*** Data for this exercise ***
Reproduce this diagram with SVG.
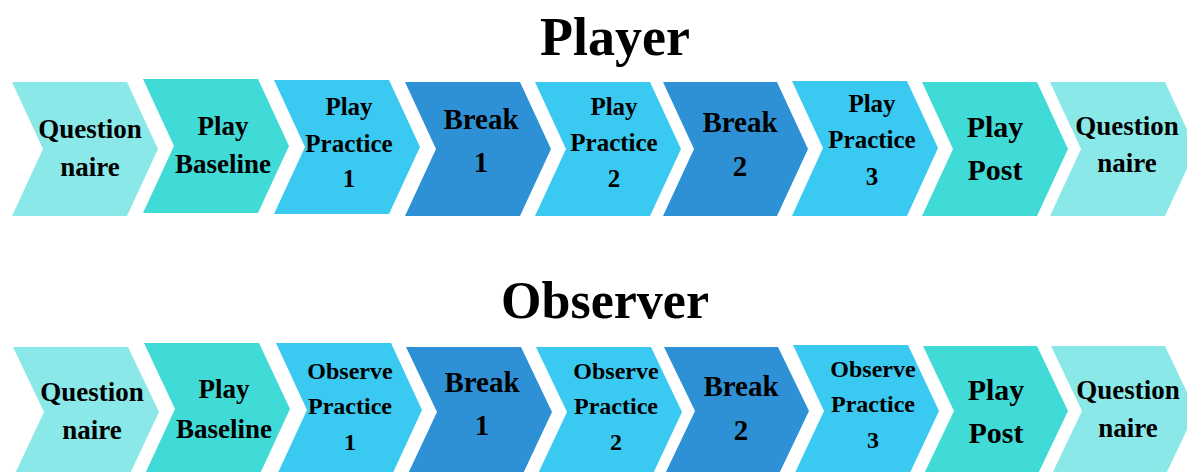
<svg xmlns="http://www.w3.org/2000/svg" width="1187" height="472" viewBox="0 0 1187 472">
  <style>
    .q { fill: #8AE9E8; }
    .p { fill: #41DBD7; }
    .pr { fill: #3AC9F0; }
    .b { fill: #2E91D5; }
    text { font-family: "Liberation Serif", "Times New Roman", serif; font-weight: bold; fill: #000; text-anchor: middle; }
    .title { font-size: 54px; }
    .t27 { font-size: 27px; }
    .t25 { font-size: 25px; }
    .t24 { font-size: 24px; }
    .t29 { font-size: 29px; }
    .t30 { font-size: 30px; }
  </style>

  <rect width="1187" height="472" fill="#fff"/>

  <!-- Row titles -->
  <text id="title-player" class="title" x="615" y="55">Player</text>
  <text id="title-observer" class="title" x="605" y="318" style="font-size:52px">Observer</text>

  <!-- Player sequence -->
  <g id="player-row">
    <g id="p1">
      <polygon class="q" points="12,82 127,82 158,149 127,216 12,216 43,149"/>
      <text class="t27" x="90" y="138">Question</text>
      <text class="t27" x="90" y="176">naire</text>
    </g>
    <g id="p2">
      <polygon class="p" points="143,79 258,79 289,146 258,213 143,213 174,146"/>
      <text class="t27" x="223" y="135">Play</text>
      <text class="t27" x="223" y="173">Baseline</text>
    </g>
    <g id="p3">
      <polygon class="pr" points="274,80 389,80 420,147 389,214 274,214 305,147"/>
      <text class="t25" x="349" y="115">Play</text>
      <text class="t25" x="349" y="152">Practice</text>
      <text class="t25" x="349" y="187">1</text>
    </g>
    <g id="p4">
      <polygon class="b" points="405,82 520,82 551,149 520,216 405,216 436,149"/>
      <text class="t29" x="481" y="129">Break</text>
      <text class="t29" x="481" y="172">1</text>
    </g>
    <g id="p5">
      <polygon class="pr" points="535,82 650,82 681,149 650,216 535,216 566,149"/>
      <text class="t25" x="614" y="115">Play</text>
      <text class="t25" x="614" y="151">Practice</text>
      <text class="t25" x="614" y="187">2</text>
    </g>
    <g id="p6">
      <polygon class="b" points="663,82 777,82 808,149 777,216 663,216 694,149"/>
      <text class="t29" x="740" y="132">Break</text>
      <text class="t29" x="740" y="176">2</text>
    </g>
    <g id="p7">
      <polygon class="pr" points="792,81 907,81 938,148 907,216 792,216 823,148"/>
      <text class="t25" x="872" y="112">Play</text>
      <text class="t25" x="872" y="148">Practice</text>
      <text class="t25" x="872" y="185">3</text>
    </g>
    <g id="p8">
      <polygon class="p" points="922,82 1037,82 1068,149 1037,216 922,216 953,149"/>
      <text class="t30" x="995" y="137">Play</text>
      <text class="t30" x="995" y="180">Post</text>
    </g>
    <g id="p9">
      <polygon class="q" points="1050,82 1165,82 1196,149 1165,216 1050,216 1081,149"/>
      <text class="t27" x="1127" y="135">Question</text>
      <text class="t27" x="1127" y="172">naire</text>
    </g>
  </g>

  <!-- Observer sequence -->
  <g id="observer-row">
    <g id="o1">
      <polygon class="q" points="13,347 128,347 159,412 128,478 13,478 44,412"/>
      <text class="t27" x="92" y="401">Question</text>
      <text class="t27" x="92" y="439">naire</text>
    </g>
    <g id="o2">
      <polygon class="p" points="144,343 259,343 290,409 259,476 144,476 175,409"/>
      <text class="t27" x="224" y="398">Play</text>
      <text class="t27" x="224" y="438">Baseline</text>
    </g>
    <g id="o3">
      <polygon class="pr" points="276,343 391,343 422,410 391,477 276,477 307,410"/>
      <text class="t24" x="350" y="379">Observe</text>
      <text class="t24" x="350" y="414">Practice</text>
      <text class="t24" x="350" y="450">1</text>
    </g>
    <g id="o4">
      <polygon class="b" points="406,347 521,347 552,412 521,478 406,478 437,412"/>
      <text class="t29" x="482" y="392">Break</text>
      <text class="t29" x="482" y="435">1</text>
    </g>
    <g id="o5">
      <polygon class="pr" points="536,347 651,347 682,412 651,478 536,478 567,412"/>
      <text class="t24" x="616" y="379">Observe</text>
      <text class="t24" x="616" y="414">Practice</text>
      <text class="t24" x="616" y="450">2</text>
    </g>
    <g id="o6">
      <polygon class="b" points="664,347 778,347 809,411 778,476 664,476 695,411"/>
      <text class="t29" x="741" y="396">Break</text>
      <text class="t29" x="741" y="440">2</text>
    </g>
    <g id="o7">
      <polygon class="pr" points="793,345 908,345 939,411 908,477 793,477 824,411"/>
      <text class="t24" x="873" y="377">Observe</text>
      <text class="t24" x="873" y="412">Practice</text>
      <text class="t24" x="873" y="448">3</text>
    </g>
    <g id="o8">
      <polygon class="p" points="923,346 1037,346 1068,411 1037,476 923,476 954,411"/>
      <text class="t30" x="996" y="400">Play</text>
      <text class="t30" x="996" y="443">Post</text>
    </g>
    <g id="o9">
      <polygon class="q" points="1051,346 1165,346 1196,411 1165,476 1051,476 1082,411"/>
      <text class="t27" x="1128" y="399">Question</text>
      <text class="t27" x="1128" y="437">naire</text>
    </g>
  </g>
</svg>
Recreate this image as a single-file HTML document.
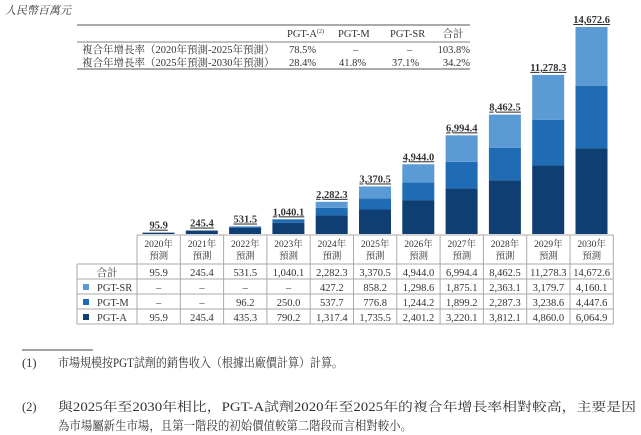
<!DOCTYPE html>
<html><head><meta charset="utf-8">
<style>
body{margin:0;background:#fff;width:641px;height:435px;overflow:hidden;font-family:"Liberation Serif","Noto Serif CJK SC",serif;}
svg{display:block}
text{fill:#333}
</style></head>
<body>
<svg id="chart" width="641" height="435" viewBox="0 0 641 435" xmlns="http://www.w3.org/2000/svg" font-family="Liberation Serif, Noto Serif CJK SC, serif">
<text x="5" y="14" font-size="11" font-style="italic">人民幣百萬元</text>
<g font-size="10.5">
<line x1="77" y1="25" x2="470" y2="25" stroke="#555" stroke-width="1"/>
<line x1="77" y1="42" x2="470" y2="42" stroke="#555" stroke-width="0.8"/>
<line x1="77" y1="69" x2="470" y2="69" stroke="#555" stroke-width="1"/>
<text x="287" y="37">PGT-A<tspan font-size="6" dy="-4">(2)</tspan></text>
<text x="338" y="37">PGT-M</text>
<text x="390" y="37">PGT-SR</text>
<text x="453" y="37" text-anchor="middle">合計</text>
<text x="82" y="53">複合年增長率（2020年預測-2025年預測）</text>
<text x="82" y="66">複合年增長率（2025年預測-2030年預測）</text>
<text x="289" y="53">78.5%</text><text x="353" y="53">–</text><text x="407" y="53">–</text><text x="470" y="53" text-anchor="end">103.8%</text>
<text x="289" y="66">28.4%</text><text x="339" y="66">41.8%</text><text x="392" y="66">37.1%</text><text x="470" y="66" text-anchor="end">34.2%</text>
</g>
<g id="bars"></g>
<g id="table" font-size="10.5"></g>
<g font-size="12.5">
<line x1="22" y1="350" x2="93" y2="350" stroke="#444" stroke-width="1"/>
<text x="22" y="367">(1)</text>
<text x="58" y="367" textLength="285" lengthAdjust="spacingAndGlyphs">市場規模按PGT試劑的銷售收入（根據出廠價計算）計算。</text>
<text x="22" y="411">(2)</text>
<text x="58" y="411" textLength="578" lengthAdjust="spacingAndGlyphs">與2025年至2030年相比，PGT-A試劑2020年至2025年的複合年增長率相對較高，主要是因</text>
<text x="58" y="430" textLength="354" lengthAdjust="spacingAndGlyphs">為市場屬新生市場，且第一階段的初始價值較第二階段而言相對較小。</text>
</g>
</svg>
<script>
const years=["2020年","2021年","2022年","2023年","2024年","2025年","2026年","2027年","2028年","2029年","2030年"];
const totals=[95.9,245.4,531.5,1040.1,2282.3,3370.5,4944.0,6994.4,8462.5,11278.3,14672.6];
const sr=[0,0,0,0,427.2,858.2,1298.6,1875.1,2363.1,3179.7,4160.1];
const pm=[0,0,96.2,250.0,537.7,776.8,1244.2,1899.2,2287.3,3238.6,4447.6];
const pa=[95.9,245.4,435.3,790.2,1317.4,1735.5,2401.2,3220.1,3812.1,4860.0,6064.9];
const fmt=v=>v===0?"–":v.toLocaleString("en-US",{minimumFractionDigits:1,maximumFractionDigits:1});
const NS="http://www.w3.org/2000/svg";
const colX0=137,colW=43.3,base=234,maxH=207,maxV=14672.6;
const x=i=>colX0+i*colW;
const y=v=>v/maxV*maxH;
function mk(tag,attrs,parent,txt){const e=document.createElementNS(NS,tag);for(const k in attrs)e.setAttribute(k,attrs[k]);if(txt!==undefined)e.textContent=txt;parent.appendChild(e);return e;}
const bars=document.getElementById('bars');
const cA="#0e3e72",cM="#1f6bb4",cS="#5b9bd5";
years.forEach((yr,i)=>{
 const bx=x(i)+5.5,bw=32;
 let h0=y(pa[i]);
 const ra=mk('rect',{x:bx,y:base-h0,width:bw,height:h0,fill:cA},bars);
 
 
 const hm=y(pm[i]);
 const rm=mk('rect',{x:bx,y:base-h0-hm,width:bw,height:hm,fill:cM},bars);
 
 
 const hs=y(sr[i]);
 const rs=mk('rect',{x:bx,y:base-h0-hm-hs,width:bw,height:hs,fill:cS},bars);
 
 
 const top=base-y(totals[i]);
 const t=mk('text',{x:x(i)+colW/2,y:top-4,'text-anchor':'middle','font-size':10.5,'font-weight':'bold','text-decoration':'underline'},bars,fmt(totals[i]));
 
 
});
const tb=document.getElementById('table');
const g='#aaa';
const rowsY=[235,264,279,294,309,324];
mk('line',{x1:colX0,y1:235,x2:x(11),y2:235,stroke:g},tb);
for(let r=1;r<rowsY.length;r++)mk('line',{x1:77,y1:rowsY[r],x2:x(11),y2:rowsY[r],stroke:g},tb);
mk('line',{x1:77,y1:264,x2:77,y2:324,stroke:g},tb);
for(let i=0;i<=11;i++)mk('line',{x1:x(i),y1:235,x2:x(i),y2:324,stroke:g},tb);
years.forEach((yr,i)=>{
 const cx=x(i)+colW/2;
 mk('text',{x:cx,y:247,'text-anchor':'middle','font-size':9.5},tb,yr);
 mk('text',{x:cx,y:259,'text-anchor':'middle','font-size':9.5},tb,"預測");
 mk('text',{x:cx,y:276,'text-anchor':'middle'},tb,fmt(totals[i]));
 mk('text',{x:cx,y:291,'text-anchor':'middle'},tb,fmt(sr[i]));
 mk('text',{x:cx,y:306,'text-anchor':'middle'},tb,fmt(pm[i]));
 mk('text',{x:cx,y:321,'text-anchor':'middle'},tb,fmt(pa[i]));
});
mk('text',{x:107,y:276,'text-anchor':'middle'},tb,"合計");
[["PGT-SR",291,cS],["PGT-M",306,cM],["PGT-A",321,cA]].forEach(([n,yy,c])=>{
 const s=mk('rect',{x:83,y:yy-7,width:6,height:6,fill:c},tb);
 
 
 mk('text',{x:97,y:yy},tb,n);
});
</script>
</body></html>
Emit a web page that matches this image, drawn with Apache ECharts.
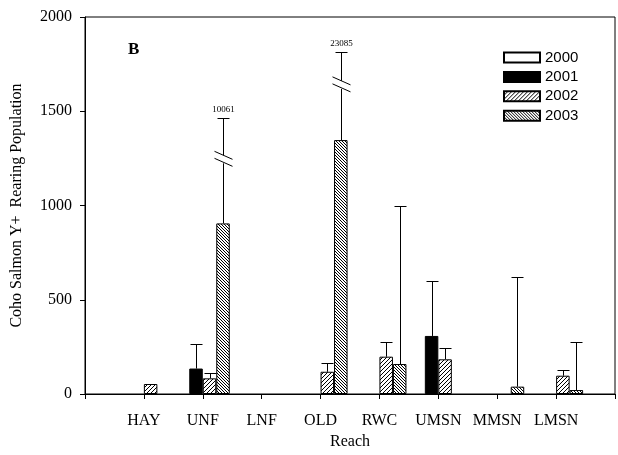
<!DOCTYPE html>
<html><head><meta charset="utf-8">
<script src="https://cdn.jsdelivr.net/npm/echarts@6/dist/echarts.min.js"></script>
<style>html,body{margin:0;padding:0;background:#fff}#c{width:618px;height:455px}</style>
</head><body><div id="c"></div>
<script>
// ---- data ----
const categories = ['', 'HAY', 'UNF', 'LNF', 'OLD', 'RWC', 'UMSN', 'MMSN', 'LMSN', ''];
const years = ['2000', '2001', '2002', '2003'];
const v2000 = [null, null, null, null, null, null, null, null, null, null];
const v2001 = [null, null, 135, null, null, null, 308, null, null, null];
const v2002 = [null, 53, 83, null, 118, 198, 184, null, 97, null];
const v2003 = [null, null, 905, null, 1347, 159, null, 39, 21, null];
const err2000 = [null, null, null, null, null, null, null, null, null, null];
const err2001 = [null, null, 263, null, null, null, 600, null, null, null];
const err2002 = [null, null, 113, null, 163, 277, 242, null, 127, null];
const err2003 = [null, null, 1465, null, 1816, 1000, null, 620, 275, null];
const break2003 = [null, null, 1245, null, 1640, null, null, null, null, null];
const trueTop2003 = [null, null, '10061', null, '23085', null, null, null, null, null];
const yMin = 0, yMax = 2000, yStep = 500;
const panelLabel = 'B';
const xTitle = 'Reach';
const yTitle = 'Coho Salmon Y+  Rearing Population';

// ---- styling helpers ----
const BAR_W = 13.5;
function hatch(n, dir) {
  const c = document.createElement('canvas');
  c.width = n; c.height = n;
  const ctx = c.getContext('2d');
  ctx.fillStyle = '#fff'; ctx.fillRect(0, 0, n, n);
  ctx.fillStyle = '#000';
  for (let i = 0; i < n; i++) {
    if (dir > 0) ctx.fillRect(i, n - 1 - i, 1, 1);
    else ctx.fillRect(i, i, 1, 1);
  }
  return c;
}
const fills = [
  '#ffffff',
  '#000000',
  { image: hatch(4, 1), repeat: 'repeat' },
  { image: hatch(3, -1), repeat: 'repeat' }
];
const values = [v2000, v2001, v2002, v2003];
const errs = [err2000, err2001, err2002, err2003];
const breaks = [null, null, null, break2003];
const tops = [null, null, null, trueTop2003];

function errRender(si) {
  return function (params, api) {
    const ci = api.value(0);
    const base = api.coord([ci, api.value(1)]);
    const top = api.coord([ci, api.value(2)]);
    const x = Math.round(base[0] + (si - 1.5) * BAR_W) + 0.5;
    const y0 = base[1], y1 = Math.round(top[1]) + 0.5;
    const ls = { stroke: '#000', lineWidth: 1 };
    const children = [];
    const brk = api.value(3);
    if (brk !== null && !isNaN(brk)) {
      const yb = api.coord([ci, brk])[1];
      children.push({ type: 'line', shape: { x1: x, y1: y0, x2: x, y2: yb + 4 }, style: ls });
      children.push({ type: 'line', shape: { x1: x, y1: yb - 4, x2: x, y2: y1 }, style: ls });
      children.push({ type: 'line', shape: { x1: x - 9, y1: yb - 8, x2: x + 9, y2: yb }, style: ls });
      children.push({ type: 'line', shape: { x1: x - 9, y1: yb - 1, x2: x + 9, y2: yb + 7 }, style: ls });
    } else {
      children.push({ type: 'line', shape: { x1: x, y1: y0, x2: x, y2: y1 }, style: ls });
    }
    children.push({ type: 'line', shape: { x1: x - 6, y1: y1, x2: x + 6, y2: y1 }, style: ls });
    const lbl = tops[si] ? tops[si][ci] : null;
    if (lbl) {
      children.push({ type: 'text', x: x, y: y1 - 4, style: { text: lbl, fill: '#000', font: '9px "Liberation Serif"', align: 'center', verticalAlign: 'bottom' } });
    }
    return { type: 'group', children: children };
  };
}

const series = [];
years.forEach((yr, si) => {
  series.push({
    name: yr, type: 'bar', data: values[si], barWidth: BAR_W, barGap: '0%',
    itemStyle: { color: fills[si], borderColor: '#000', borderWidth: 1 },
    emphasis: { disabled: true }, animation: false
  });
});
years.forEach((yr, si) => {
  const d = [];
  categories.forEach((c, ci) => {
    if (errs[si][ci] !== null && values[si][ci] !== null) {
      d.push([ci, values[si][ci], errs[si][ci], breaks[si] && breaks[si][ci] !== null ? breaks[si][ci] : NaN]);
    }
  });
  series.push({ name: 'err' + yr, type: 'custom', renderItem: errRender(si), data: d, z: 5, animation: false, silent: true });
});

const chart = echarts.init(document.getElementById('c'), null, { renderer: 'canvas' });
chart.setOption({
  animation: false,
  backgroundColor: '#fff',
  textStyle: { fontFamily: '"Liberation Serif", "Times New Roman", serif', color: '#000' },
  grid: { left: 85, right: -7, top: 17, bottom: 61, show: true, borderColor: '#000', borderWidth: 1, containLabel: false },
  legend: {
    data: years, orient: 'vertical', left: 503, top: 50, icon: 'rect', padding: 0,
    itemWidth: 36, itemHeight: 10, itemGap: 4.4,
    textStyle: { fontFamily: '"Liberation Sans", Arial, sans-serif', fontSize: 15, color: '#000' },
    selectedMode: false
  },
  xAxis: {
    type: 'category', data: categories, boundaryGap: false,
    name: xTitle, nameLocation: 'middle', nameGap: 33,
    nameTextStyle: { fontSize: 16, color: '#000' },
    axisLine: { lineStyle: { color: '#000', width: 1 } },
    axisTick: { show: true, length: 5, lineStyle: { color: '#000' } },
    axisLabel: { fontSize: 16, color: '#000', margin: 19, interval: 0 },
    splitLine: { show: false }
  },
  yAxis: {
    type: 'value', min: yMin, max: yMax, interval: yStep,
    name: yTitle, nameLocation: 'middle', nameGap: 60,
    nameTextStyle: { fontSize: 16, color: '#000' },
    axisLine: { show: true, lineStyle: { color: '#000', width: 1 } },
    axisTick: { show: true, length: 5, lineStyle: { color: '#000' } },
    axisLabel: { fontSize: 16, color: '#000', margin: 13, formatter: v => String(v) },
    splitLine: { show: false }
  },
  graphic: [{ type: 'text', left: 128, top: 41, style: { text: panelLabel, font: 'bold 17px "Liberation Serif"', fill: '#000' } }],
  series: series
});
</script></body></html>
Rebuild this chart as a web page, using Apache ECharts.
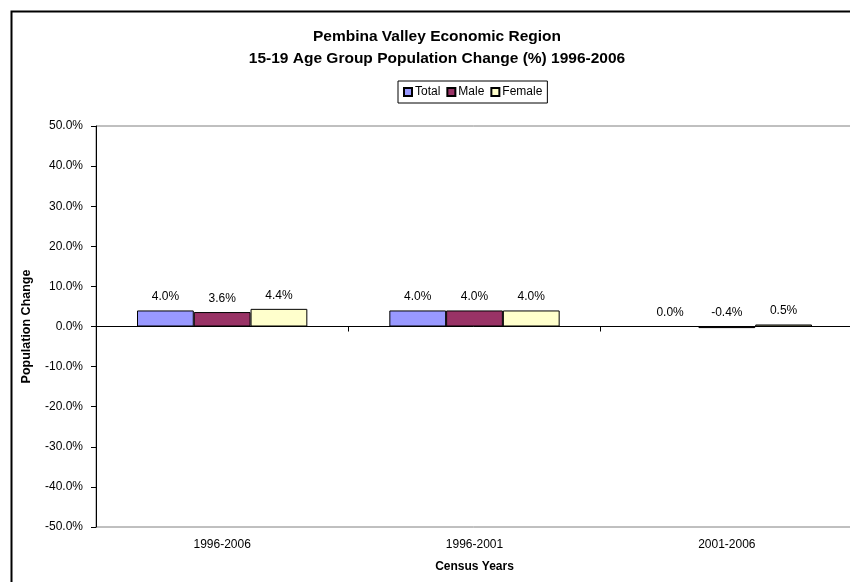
***
Give the number of lines in the data that contain "image", with no other words.

**Solution to this exercise**: 4